Hüther widersprach vehement der These, der heutige Erfolg der deutschen Wirtschaft sei gar nicht der Agenda, sondern dem Euro und der Demografie geschuldet. Zwar habe der Euro die deutschen Exportchancen verbessert. Aber die Grundvoraussetzungen für den Erfolg der deutschen Wirtschaft sei aus den Änderungen am Arbeitsmarkt und der Senkung der Arbeitskosten der Unternehmen gekommen. "Investitionen lohnten sich wieder. Das hätte auch anders enden können."

Durch das Zusammenlegen von Arbeitslosen- und Sozialhilfe und die Verkürzung der Bezugszeiten sei der Druck gestiegen, Arbeit aufzunehmen. Das habe geholfen, mehr Jobs zu schaffen. Die Agenda 2010 habe im Praxistest nachgewiesen, dass angebotsorientierte Reformen funktioniere. Wenn man also am elementaren Teil des Arbeitsmarkts ansetze, wirke das, steigere die Wettbewerbsfähigkeit einer Volkswirtschaft und schaffe mehr Arbeitsplätze und mehr Wohlstand. "Das ist der Praxisbeweis: Angebotspolitik führt im Ergebnis zu mehr Gleichheit und Gerechtigkeit."

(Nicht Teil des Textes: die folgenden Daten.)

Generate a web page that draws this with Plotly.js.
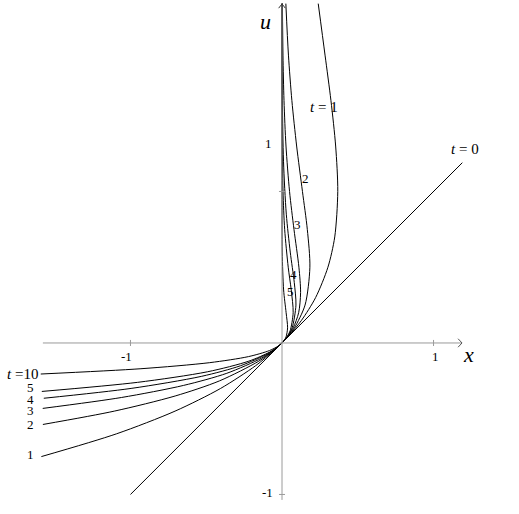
<!DOCTYPE html>
<html>
<head>
<meta charset="utf-8">
<script src="https://cdn.plot.ly/plotly-3.0.1.min.js"></script>
<style>html,body{margin:0;padding:0;background:#fff;}#chart{width:519px;height:514px;}</style>
</head>
<body>
<div id="chart"></div>
<script>
// Curve data: x position and u value along each curve
const t0_u = [-1.0, 1.19];
const t0_x = [-1.0, 1.19];

const t1_u = [-0.75, -0.6, -0.45, -0.3, -0.15, -0.05, 0, 0.05, 0.15, 0.3, 0.5, 0.7, 1.0, 1.3, 1.6, 1.9, 2.24];
const t1_x = [-1.588, -1.093, -0.706, -0.405, -0.174, -0.0526, 0, 0.0476, 0.129, 0.222, 0.303, 0.348, 0.368, 0.354, 0.323, 0.284, 0.239];

const t2_u = [-0.538, -0.45, -0.35, -0.25, -0.12, -0.05, 0, 0.05, 0.1, 0.25, 0.5, 0.75, 1.0, 1.3, 1.6, 1.9, 2.24];
const t2_x = [-1.578, -1.107, -0.705, -0.412, -0.153, -0.0553, 0, 0.0452, 0.082, 0.152, 0.184, 0.167, 0.135, 0.0966, 0.0652, 0.0425, 0.0254];

const t3_u = [-0.432, -0.36, -0.28, -0.2, -0.1, -0.05, 0, 0.05, 0.1, 0.2, 0.333, 0.5, 0.75, 1.0, 1.3, 1.6, 1.9, 2.24];
const t3_x = [-1.579, -1.06, -0.649, -0.364, -0.135, -0.0581, 0, 0.043, 0.0741, 0.11, 0.1226, 0.1116, 0.079, 0.0498, 0.0263, 0.0132, 0.0064, 0.0027];

const t4_u = [-0.365, -0.3, -0.22, -0.15, -0.07, -0.03, 0, 0.05, 0.1, 0.25, 0.4, 0.6, 0.85, 1.2, 1.6, 2.24];
const t4_x = [-1.572, -0.996, -0.53, -0.273, -0.0926, -0.0338, 0, 0.041, 0.067, 0.092, 0.0808, 0.0544, 0.0284, 0.0099, 0.0027, 0.0003];

const t5_u = [-0.32, -0.26, -0.19, -0.12, -0.06, -0.03, 0, 0.04, 0.08, 0.2, 0.35, 0.5, 0.75, 1.0, 1.4, 2.24];
const t5_x = [-1.585, -0.954, -0.491, -0.219, -0.081, -0.0349, 0, 0.0328, 0.0536, 0.0736, 0.0608, 0.041, 0.0176, 0.0067, 0.0013, 0];

const t10_u = [-0.205, -0.17, -0.13, -0.09, -0.05, -0.02, 0, 0.02, 0.04, 0.1, 0.2, 0.35, 0.6, 1.0, 2.24];
const t10_x = [-1.592, -0.931, -0.477, -0.221, -0.0824, -0.0244, 0, 0.0164, 0.0268, 0.0368, 0.0271, 0.0106, 0.0015, 0.00005, 0];

const curves = [
  {x: t0_x, u: t0_u},
  {x: t1_x, u: t1_u},
  {x: t2_x, u: t2_u},
  {x: t3_x, u: t3_u},
  {x: t4_x, u: t4_u},
  {x: t5_x, u: t5_u},
  {x: t10_x, u: t10_u}
];

// Labels
const leftLabels = ["5", "4", "3", "2", "1"];
const leftLabelU = [-0.297, -0.370, -0.449, -0.535, -0.739];
const innerLabels = ["1", "2", "3", "4", "5"];
const innerLabelX = [-0.086, 0.158, 0.099, 0.073, 0.059];
const innerLabelU = [1.32, 1.089, 0.779, 0.449, 0.343];

const serif = "Liberation Serif, Times New Roman, serif";
const axisColor = "#9a9a9a";

const traces = curves.map(c => ({
  type: "scatter", mode: "lines", x: c.x, y: c.u,
  line: {color: "#000", width: 1, shape: "spline", smoothing: 0.8},
  hoverinfo: "skip", showlegend: false
}));

const shapes = [
  // x axis
  {type: "line", xref: "x", yref: "y", x0: -1.578, y0: 0, x1: 1.188, y1: 0, line: {color: axisColor, width: 1}},
  {type: "path", xref: "x", yref: "y", path: "M 1.162,0.028 L 1.188,0 L 1.162,-0.028", line: {color: "#555", width: 1}},
  // y axis
  {type: "line", xref: "x", yref: "y", x0: 0, y0: -1.036, x1: 0, y1: 2.238, line: {color: axisColor, width: 1}},
  {type: "path", xref: "x", yref: "y", path: "M -0.022,2.21 L 0,2.238 L 0.022,2.21", line: {color: "#333", width: 1}},
  // ticks
  {type: "line", xref: "x", yref: "y", x0: -1, y0: -0.02, x1: -1, y1: 0.02, line: {color: axisColor, width: 1}},
  {type: "line", xref: "x", yref: "y", x0: 1, y0: -0.02, x1: 1, y1: 0.02, line: {color: axisColor, width: 1}},
  {type: "line", xref: "x", yref: "y", x0: -0.02, y0: 1, x1: 0.02, y1: 1, line: {color: axisColor, width: 1}},
  {type: "line", xref: "x", yref: "y", x0: -0.02, y0: -1, x1: 0.02, y1: -1, line: {color: axisColor, width: 1}}
];

function ann(x, y, text, size, xanchor) {
  return {x: x, y: y, xref: "x", yref: "y", text: text, showarrow: false,
          xanchor: xanchor || "center", yanchor: "middle", borderpad: 0,
          font: {family: serif, size: size || 14, color: "#000"}};
}

const annotations = [
  ann(-0.112, 2.125, "<i>u</i>", 22),
  ann(1.228, -0.079, "<i>x</i>", 22),
  ann(0.277, 1.558, "<i>t</i> = 1", 15),
  ann(1.208, 1.28, "<i>t</i> = 0", 15),
  ann(-1.023, -0.092, "-1", 13),
  ann(1.01, -0.086, "1", 13),
  ann(-0.099, -0.99, "-1", 13),
  ann(-1.606, -0.205, "<i>t</i> =10", 15, "right")
];
innerLabels.forEach((s, i) => annotations.push(ann(innerLabelX[i], innerLabelU[i], s, 13)));
leftLabels.forEach((s, i) => annotations.push(ann(-1.632, leftLabelU[i], s, 13, "right")));

const layout = {
  width: 519, height: 514,
  margin: {l: 0, r: 0, t: 0, b: 0},
  paper_bgcolor: "#fff", plot_bgcolor: "#fff",
  xaxis: {range: [-1.861, 1.564], visible: false, fixedrange: true},
  yaxis: {range: [-1.129, 2.264], visible: false, fixedrange: true},
  shapes: shapes,
  annotations: annotations,
  showlegend: false
};

Plotly.newPlot("chart", traces, layout, {staticPlot: true, displayModeBar: false});
</script>
</body>
</html>
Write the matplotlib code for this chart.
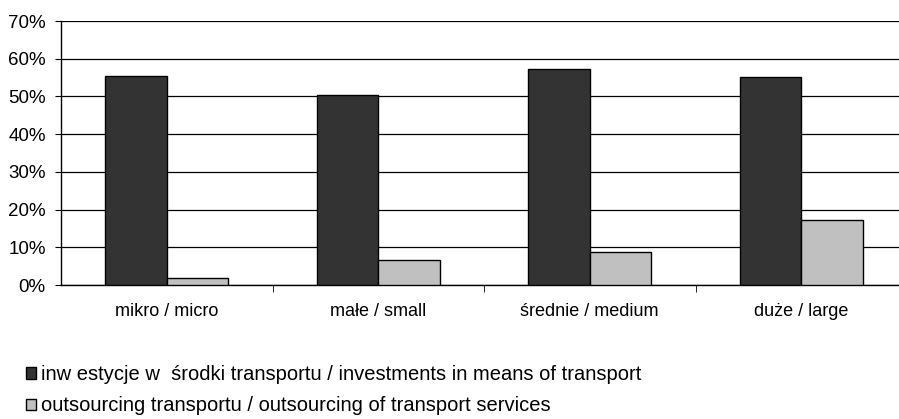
import matplotlib
matplotlib.use("Agg")
import matplotlib.pyplot as plt
from matplotlib.patches import Patch
import numpy as np

plt.rcParams['font.family'] = ['Liberation Sans', 'DejaVu Sans']

categories = ["mikro / micro", "małe / small", "średnie / medium", "duże / large"]
series_names = ["inw estycje w  środki transportu / investments in means of transport",
                "outsourcing transportu / outsourcing of transport services"]
investments = [55.5, 50.4, 57.3, 55.1]
outsourcing = [1.9, 6.5, 8.8, 17.2]
y_ticks = [0, 10, 20, 30, 40, 50, 60, 70]
y_tick_labels = ["0%", "10%", "20%", "30%", "40%", "50%", "60%", "70%"]

colors = ["#333333", "#c0c0c0"]

fig = plt.figure(figsize=(8.99, 4.19), dpi=100)
ax = fig.add_axes([61/899, 1-285/419, (907-61)/899, (285-21)/419])

x = np.arange(len(categories))
w = 0.29
ax.bar(x - w/2, investments, w, color=colors[0], edgecolor="black", linewidth=1.0, zorder=3)
ax.bar(x + w/2, outsourcing, w, color=colors[1], edgecolor="black", linewidth=1.0, zorder=3)

ax.set_xlim(-0.5, len(categories) - 0.5)
ax.set_ylim(0, 70)
ax.set_yticks(y_ticks)
ax.set_yticklabels(y_tick_labels, fontsize=13.5)
ax.yaxis.grid(True, color="black", linewidth=0.9, zorder=0)
ax.set_axisbelow(True)

ax.set_xticks(x)
ax.set_xticklabels(categories, fontsize=13)
ax.tick_params(axis='x', length=0, pad=13)
ax.set_xticks(np.arange(len(categories) - 1) + 0.5, minor=True)
ax.tick_params(axis='x', which='minor', length=5, direction='out', color='black')
ax.tick_params(axis='y', length=4, direction='out', pad=7)

for s in ["top", "right"]:
    ax.spines[s].set_visible(False)
ax.spines["left"].set_linewidth(1.0)
ax.spines["bottom"].set_linewidth(1.0)

handles = [Patch(facecolor=c, edgecolor="black", linewidth=1.0) for c in colors]
fig.legend(handles, series_names, loc="upper left", bbox_to_anchor=(0.029, 1 - 365/419),
           frameon=False, fontsize=14.5, handlelength=0.5, handleheight=0.5,
           handletextpad=0.25, labelspacing=0.62, borderaxespad=0, borderpad=0)

fig.savefig("out.png", dpi=100)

Insgesamt seien seit 2005 2,6 Millionen neue Arbeitsplätze entstanden. Es gebe so viel Erwerbstätige wie nie zuvor, fast 42 Millionen. Der viel kritisierte Anstieg der prekären Jobs, also Leiharbeit, Teilzeitarbeit, schlecht bezahlte Arbeit sei entgegen vielfacher Behauptung nicht zulasten der Vollzeitjobs gegangen. "Sondern das sind neue Jobs, für Menschen, denen der Arbeitsmarkt vorher versperrt war. Für viele geht es nach dem Einstieg weiter. Über 40 Prozent aller Zeitarbeitsverhältnisse führen zu festen, vollwertigen Jobs. Dafür sollten wir dankbar sein und nicht lamentieren. Die Datenlage ist eindeutig. Es gibt keine größere Ungleichheit, sie hat im Gegenteil abgenommen. Auch die Mittelschicht schrumpft nicht", sagte Hüther.

Nun müsse es darum gehen, die Errungenschaften der Agenda zu bewahren. Wenn er sich die ersten Wahlaussagen der Parteien zur Bundestagswahl ansehe, sei das nicht gesichert. "Es gibt ja Forderungen, wieder hinter die Rente mit 67 zurückzufallen. Das wäre fatal bei immer mehr Rentnern und immer weniger Jungen. Ebenso fatal wäre es, wenn es nach der Bundestagswahl Steuererhöhungen auf breiter Front gäbe. Im Gegenteil ist das Versprechen einer großen Steuerreform noch unerfüllt: einfacher, gerechter, niedriger."